孔司令呼吸一窒,他不是说孟廷礼做得不对,而是他做得太对了,能够占据先机,甚至越过他将这事捅到了上面,这让他情何以堪,军中也有各派系,偏偏他们不是一个派系。
这时,军医拿着检测结果走进来,“dna结果传过来了,耿参谋长跟这个r国人,有血缘关系,另外一个,柯政委的没有任何血缘关系。
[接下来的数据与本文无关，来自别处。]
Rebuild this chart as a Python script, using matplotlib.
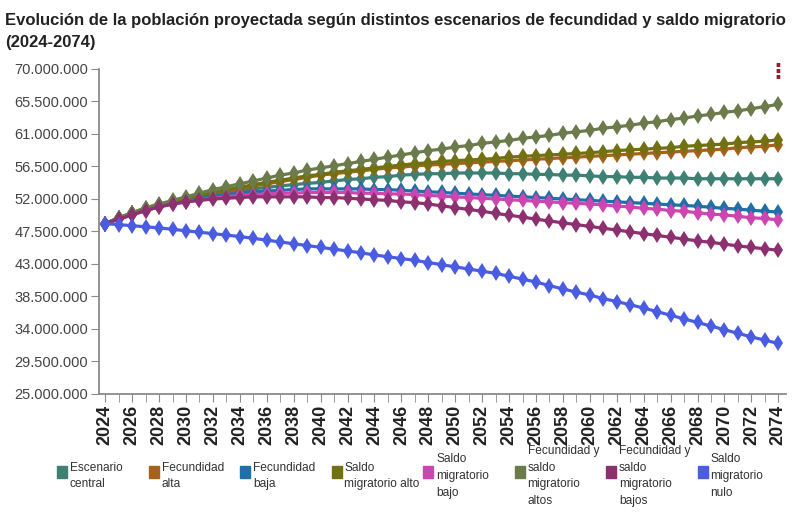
import matplotlib.pyplot as plt
from matplotlib.patches import Rectangle
import numpy as np

plt.rcParams['font.family'] = ['Liberation Sans', 'DejaVu Sans']

# data, millions of people
years = list(range(2024, 2075))

central = [48.6, 49.3, 50.0, 50.6, 51.1, 51.5, 51.9, 52.3, 52.6, 52.9,
           53.2, 53.4, 53.6, 53.8, 54.0, 54.15, 54.3, 54.5, 54.7, 54.8,
           55.0, 55.1, 55.3, 55.4, 55.5, 55.5, 55.6, 55.6, 55.6, 55.6,
           55.5, 55.5, 55.4, 55.4, 55.3, 55.3, 55.2, 55.1, 55.1, 55.0,
           55.0, 54.9, 54.9, 54.9, 54.8, 54.8, 54.8, 54.8, 54.8, 54.8,
           54.8]
fec_alta = [48.6, 49.3, 50.0, 50.6, 51.1, 51.5, 51.9, 52.3, 52.7, 53.1,
            53.4, 53.8, 54.1, 54.4, 54.7, 55.0, 55.3, 55.5, 55.7, 55.9,
            56.1, 56.3, 56.4, 56.6, 56.7, 56.8, 56.9, 57.0, 57.1, 57.2,
            57.3, 57.4, 57.5, 57.6, 57.7, 57.8, 57.9, 58.0, 58.1, 58.2,
            58.3, 58.4, 58.5, 58.6, 58.7, 58.8, 58.9, 59.1, 59.2, 59.3,
            59.5]
fec_baja = [48.6, 49.3, 50.0, 50.6, 51.1, 51.5, 51.8, 52.1, 52.4, 52.6,
            52.8, 53.0, 53.1, 53.2, 53.3, 53.4, 53.4, 53.4, 53.4, 53.4,
            53.3, 53.3, 53.2, 53.1, 53.0, 52.9, 52.8, 52.7, 52.6, 52.5,
            52.4, 52.3, 52.2, 52.1, 52.0, 51.9, 51.8, 51.7, 51.6, 51.5,
            51.4, 51.3, 51.2, 51.1, 51.0, 50.85, 50.7, 50.6, 50.45, 50.3,
            50.2]
saldo_alto = [48.6, 49.4, 50.1, 50.7, 51.2, 51.7, 52.1, 52.5, 52.9, 53.3,
              53.6, 54.0, 54.3, 54.6, 54.9, 55.2, 55.4, 55.7, 55.9, 56.1,
              56.3, 56.5, 56.7, 56.9, 57.0, 57.2, 57.3, 57.4, 57.5, 57.6,
              57.8, 57.9, 58.0, 58.1, 58.2, 58.3, 58.4, 58.55, 58.7, 58.8,
              58.9, 59.0, 59.1, 59.3, 59.4, 59.5, 59.6, 59.8, 59.9, 60.0,
              60.2]
saldo_bajo = [48.6, 49.2, 49.8, 50.4, 50.9, 51.3, 51.6, 51.9, 52.1, 52.3,
              52.5, 52.6, 52.7, 52.8, 52.8, 52.9, 52.9, 52.9, 52.9, 52.8,
              52.8, 52.7, 52.7, 52.6, 52.5, 52.4, 52.3, 52.2, 52.1, 52.0,
              51.9, 51.8, 51.7, 51.6, 51.5, 51.4, 51.3, 51.2, 51.0, 50.9,
              50.7, 50.6, 50.4, 50.3, 50.1, 49.9, 49.8, 49.6, 49.4, 49.3,
              49.1]
altos = [48.6, 49.4, 50.1, 50.8, 51.3, 51.8, 52.3, 52.8, 53.3, 53.7,
         54.1, 54.5, 54.9, 55.3, 55.6, 56.0, 56.3, 56.6, 56.9, 57.2,
         57.5, 57.8, 58.1, 58.4, 58.7, 58.9, 59.2, 59.4, 59.7, 59.9,
         60.1, 60.4, 60.6, 60.8, 61.1, 61.3, 61.5, 61.8, 62.0, 62.2,
         62.5, 62.7, 63.0, 63.2, 63.5, 63.7, 64.0, 64.2, 64.5, 64.8,
         65.1]
bajos = [48.6, 49.2, 49.8, 50.4, 50.9, 51.3, 51.6, 51.8, 52.0, 52.1,
         52.2, 52.3, 52.3, 52.3, 52.3, 52.3, 52.2, 52.2, 52.1, 52.0,
         51.9, 51.8, 51.6, 51.5, 51.3, 51.05, 50.8, 50.55, 50.3, 50.0,
         49.75, 49.5, 49.2, 48.95, 48.7, 48.45, 48.2, 47.95, 47.7, 47.45,
         47.2, 46.95, 46.7, 46.45, 46.2, 46.0, 45.75, 45.5, 45.3, 45.1,
         44.9]
nulo = [48.6, 48.45, 48.3, 48.15, 48.0, 47.8, 47.6, 47.4, 47.2, 47.0,
        46.8, 46.55, 46.3, 46.05, 45.8, 45.55, 45.3, 45.05, 44.8, 44.55,
        44.25, 44.0, 43.75, 43.5, 43.2, 42.9, 42.6, 42.3, 42.0, 41.7,
        41.3, 40.9, 40.5, 40.0, 39.55, 39.1, 38.7, 38.2, 37.8, 37.35,
        36.9, 36.4, 35.9, 35.4, 34.9, 34.4, 33.9, 33.4, 32.9, 32.45,
        32.0]

series = [central, fec_alta, fec_baja, saldo_alto, saldo_bajo, altos, bajos, nulo]
labels = ['Escenario\ncentral', 'Fecundidad\nalta', 'Fecundidad\nbaja',
          'Saldo\nmigratorio alto', 'Saldo\nmigratorio\nbajo',
          'Fecundidad y\nsaldo\nmigratorio\naltos',
          'Fecundidad y\nsaldo\nmigratorio\nbajos',
          'Saldo\nmigratorio\nnulo']
colors = ['#3f8074', '#a5621c', '#1f70a8', '#717112', '#cc45b0',
          '#6b7b4b', '#8c3070', '#4a5de2']

y_ticks = [25000000, 29500000, 34000000, 38500000, 43000000, 47500000,
           52000000, 56500000, 61000000, 65500000, 70000000]

title = ('Evolución de la población proyectada según distintos escenarios '
         'de fecundidad y saldo migratorio\n(2024-2074)')

fig = plt.figure(figsize=(8, 5.27), dpi=100)
ax = fig.add_axes([0.124, 0.2524, 0.859, 0.6167])

x = np.array(years)
for vals, col in zip(series, colors):
    ax.plot(x, np.array(vals) * 1e6, color=col, lw=2.3,
            marker='d', markersize=8.5, markeredgewidth=0)

ax.set_xlim(2023.55, 2074.6)
ax.set_ylim(25000000, 70000000)
ax.set_yticks(y_ticks)
ax.set_yticklabels([f'{v:,}'.replace(',', '.') for v in y_ticks])
ax.set_xticks(years[::2])
ax.set_xticks(years, minor=True)
ax.set_xticklabels([str(y) for y in years[::2]], rotation=90,
                   fontweight='bold', fontsize=13, color='#222222')

for s in ['top', 'right']:
    ax.spines[s].set_visible(False)
for s in ['left', 'bottom']:
    ax.spines[s].set_color('#8a8a8a')
    ax.spines[s].set_linewidth(1.3)
ax.tick_params(axis='y', length=6, color='#8a8a8a', labelsize=10.5,
               labelcolor='#444444', pad=2)
ax.tick_params(axis='x', which='both', length=6, color='#8a8a8a', pad=2)

fig.text(0.006, 1 - 13 / 527, title, ha='left', va='top', fontsize=12,
         fontweight='bold', color='#222222', linespacing=1.6)

fig.text(0.972, 0.865, '⋮', ha='center', va='center', fontsize=15,
         fontweight='bold', color='#8b1f2f', family='DejaVu Sans')

# legend drawn by hand so the swatches sit next to wrapped labels
for i, (lab, col) in enumerate(zip(labels, colors)):
    x0 = (57 + i * 91.5) / 800
    fig.patches.append(Rectangle((x0, 1 - 478 / 527), 10 / 800, 12 / 527,
                                 transform=fig.transFigure, color=col))
    fig.text(x0 + 13 / 800, 1 - 476 / 527, lab, ha='left', va='center',
             fontsize=8.6, color='#333333', linespacing=1.55)

fig.savefig('out.png', dpi=100)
”
欧陆在外听到,跟孟廷礼对了个眼神,离开这里。
孟廷礼像是吃了定心丸,用脚挑了张椅子坐下,“司令,您有什么感想?”
孔司令吓了一跳,瞪着那张有血缘关系的报告单,看了好几遍才敢相信这个事实。
怎么会?
这事情会不会太巧了?
自己信任的属下怎么会是r国奸细?
相识三十多年,同事十几年,他竟然一无所觉。
隐藏得可真深啊!
还有那个地道,竟然从抗战时期就已经存在了,还被孟廷礼的同谋给找到了。
这年轻人,到底走了什么狗屎运?
看孔司令的脸色忽青忽白的转换了一阵子,然后整个人虚软的坐下来,孟廷礼暗叹了口气,也有些同情这个奋斗了几十年爬到这个位置的老人,“司令,发现这个地道纯属偶然,如果不是连续暴雨冲刷出尸体,扯出这个案子,任谁也不会知道,这贫瘠的大山脚下竟然埋着一座被历史淹没的地道?不知道这个r国人这些年勾结了多少人,伤害了我们多少同胞,我们绝对要让他的一众亲信连根拔除,不留后患!”